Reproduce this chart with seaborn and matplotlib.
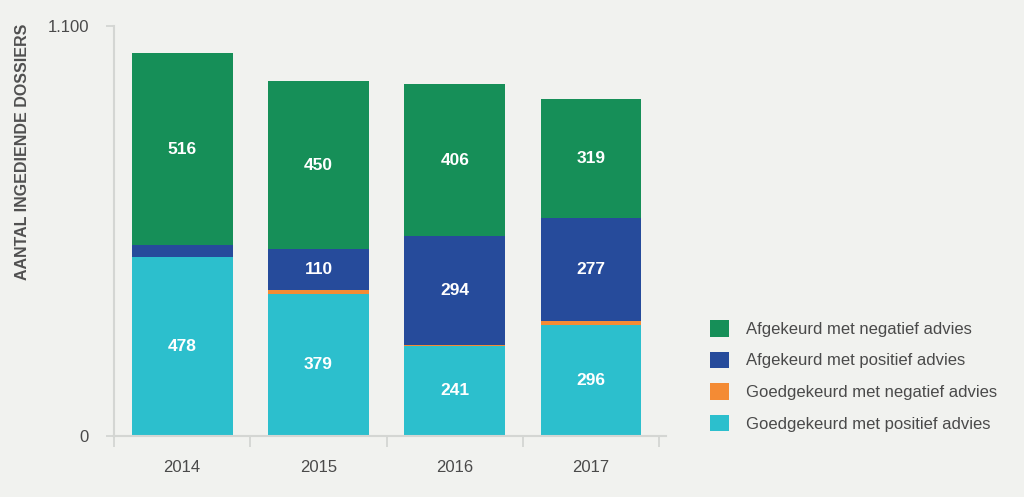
import pandas as pd
import numpy as np
import seaborn as sns
import matplotlib.pyplot as plt
import matplotlib.patches as mpatches

# data
jaren = ['2014', '2015', '2016', '2017']
goed_pos = [478, 379, 241, 296]   # Goedgekeurd met positief advies
goed_neg = [2, 11, 1, 10]         # Goedgekeurd met negatief advies
afg_pos = [30, 110, 294, 277]     # Afgekeurd met positief advies
afg_neg = [516, 450, 406, 319]    # Afgekeurd met negatief advies

reeksen = ['Afgekeurd met negatief advies', 'Afgekeurd met positief advies',
           'Goedgekeurd met negatief advies', 'Goedgekeurd met positief advies']
kleuren = ['#168F58', '#264B9B', '#F48B34', '#2CBFCD']

y_ticks = [0, 1100]
y_ticklabels = ['0', '1.100']

bg = '#F1F2EF'
as_kleur = '#D4D6D3'
tekst_kleur = '#4A4A4A'

sns.set_theme(style='white', rc={'figure.facecolor': bg, 'axes.facecolor': bg})
plt.rcParams['font.family'] = ['Liberation Sans', 'DejaVu Sans']

df = pd.DataFrame({'jaar': jaren, 'gp': goed_pos, 'gn': goed_neg,
                   'ap': afg_pos, 'an': afg_neg})
stapel = ['gp', 'gn', 'ap', 'an']  # bottom -> top
cum = df[stapel].cumsum(axis=1)
kleur_per_kolom = dict(zip(['an', 'ap', 'gn', 'gp'], kleuren))

fig = plt.figure(figsize=(10.24, 4.97), dpi=100)
ax = fig.add_axes([114 / 1024, 61.5 / 497, 552 / 1024, 410 / 497])

# draw cumulative totals, tallest first so lower segments sit on top
for col in reversed(stapel):
    sns.barplot(x=df['jaar'], y=cum[col], order=jaren, color=kleur_per_kolom[col],
                saturation=1, width=0.74, linewidth=0, ax=ax)

# value labels in the middle of each segment
for i in range(len(jaren)):
    onder = 0
    for col in stapel:
        v = df[col].iloc[i]
        if v >= 50:
            ax.text(i, onder + v / 2, str(v), ha='center', va='center',
                    color='white', fontsize=12.5, fontweight='bold')
        onder += v

ax.set_xlim(-0.5, 3.55)
ax.set_ylim(0, 1100)
ax.set_yticks(y_ticks)
ax.set_yticklabels(y_ticklabels)
ax.set_xticks(range(len(jaren)))
ax.set_xticklabels(jaren)
ax.set_xticks([-0.5, 0.5, 1.5, 2.5, 3.5], minor=True)
ax.set_xlabel('')

ax.tick_params(axis='x', which='major', length=0, pad=18, labelsize=12,
               labelcolor=tekst_kleur)
ax.tick_params(axis='x', which='minor', length=8, width=1.3, color=as_kleur,
               bottom=True)
ax.tick_params(axis='y', length=6, width=1.3, color=as_kleur, pad=12,
               labelsize=12, labelcolor=tekst_kleur, left=True)

sns.despine(ax=ax)
for s in ['left', 'bottom']:
    ax.spines[s].set_color(as_kleur)
    ax.spines[s].set_linewidth(1.5)

ax.set_ylabel('AANTAL INGEDIENDE DOSSIERS', fontsize=11.5, fontweight='bold',
              color='#505050', ha='center', va='center')
ax.yaxis.set_label_coords(-91 / 552, (435.5 - 151.5) / 410)

handles = [mpatches.Patch(facecolor=k, edgecolor='none', label=r)
           for r, k in zip(reeksen, kleuren)]
fig.legend(handles=handles, loc='upper left',
           bbox_to_anchor=(710 / 1024, 1 - 320 / 497),
           frameon=False, fontsize=12, labelcolor=tekst_kleur,
           handlelength=1.15, handleheight=1.15, handletextpad=1.0,
           labelspacing=0.88, borderpad=0, borderaxespad=0)

fig.savefig('out.png', dpi=100, facecolor=bg)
□ □ □ □
▶ [Stated problem] From the first line above through the line containing "afg_neg = [516, 450, 406, 319]", copy everything exactly, without the pictures.

▶ [Response to this task]
Reproduce this chart with seaborn and matplotlib.
import pandas as pd
import numpy as np
import seaborn as sns
import matplotlib.pyplot as plt
import matplotlib.patches as mpatches

# data
jaren = ['2014', '2015', '2016', '2017']
goed_pos = [478, 379, 241, 296]   # Goedgekeurd met positief advies
goed_neg = [2, 11, 1, 10]         # Goedgekeurd met negatief advies
afg_pos = [30, 110, 294, 277]     # Afgekeurd met positief advies
afg_neg = [516, 450, 406, 319]    # Afgekeurd met negatief advies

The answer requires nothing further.